**** INFORMATION SUPPLIED

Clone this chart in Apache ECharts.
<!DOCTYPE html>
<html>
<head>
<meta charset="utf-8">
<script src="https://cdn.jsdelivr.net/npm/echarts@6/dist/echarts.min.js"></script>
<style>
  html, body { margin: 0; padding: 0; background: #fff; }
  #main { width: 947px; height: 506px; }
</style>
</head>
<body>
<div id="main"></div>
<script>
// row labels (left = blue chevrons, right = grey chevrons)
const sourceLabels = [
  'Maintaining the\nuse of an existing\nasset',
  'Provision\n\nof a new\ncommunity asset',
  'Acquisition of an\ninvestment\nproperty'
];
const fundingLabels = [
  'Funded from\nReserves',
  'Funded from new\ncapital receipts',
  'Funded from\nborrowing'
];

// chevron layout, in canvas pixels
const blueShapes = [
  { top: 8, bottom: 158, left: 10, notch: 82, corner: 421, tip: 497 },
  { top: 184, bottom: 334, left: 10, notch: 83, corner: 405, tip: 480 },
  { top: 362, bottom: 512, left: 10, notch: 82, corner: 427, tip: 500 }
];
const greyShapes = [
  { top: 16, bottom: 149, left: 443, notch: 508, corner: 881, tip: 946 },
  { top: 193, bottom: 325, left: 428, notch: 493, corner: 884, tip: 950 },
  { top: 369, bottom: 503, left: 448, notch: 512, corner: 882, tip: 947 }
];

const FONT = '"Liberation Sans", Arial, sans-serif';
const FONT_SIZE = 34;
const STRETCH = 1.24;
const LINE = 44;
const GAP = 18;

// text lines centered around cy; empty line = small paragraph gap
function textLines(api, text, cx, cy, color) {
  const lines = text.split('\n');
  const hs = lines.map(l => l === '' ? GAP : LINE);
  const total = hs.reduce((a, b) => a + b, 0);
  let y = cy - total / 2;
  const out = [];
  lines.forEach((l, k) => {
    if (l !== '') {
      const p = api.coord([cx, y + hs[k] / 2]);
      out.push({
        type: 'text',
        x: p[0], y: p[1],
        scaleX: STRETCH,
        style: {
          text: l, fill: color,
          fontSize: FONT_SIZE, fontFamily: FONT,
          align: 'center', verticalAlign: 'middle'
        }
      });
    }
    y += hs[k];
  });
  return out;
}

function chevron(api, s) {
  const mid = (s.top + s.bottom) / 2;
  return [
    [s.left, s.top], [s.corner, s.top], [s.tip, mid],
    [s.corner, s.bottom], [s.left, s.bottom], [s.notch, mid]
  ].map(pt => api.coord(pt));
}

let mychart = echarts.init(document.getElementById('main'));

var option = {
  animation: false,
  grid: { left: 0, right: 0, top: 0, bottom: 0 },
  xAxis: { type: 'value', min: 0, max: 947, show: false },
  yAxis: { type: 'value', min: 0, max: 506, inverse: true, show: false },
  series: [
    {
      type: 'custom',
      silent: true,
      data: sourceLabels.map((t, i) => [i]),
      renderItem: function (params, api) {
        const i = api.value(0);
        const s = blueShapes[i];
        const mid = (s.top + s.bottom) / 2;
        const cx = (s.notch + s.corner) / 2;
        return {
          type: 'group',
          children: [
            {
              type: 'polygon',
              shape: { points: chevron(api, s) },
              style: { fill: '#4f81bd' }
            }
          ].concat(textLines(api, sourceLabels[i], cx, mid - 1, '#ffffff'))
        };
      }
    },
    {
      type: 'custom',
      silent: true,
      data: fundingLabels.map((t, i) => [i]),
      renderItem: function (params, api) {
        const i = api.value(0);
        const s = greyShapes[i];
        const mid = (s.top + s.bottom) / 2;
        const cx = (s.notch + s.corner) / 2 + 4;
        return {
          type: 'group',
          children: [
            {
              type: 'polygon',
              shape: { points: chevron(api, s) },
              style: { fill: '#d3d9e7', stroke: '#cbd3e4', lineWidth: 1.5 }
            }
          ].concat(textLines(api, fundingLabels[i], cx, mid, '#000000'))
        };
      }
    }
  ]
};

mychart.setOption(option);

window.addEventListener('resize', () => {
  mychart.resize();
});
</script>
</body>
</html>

********

▶ _TASK REQUIREMENTS_: Exactly as written, please reproduce the lines from the first line of the data to the line containing "const GAP = 18;", inclusive, and nothing else.

▶ _WRITTEN REPLY_:
Clone this chart in Apache ECharts.
<!DOCTYPE html>
<html>
<head>
<meta charset="utf-8">
<script src="https://cdn.jsdelivr.net/npm/echarts@6/dist/echarts.min.js"></script>
<style>
  html, body { margin: 0; padding: 0; background: #fff; }
  #main { width: 947px; height: 506px; }
</style>
</head>
<body>
<div id="main"></div>
<script>
// row labels (left = blue chevrons, right = grey chevrons)
const sourceLabels = [
  'Maintaining the\nuse of an existing\nasset',
  'Provision\n\nof a new\ncommunity asset',
  'Acquisition of an\ninvestment\nproperty'
];
const fundingLabels = [
  'Funded from\nReserves',
  'Funded from new\ncapital receipts',
  'Funded from\nborrowing'
];

// chevron layout, in canvas pixels
const blueShapes = [
  { top: 8, bottom: 158, left: 10, notch: 82, corner: 421, tip: 497 },
  { top: 184, bottom: 334, left: 10, notch: 83, corner: 405, tip: 480 },
  { top: 362, bottom: 512, left: 10, notch: 82, corner: 427, tip: 500 }
];
const greyShapes = [
  { top: 16, bottom: 149, left: 443, notch: 508, corner: 881, tip: 946 },
  { top: 193, bottom: 325, left: 428, notch: 493, corner: 884, tip: 950 },
  { top: 369, bottom: 503, left: 448, notch: 512, corner: 882, tip: 947 }
];

const FONT = '"Liberation Sans", Arial, sans-serif';
const FONT_SIZE = 34;
const STRETCH = 1.24;
const LINE = 44;
const GAP = 18;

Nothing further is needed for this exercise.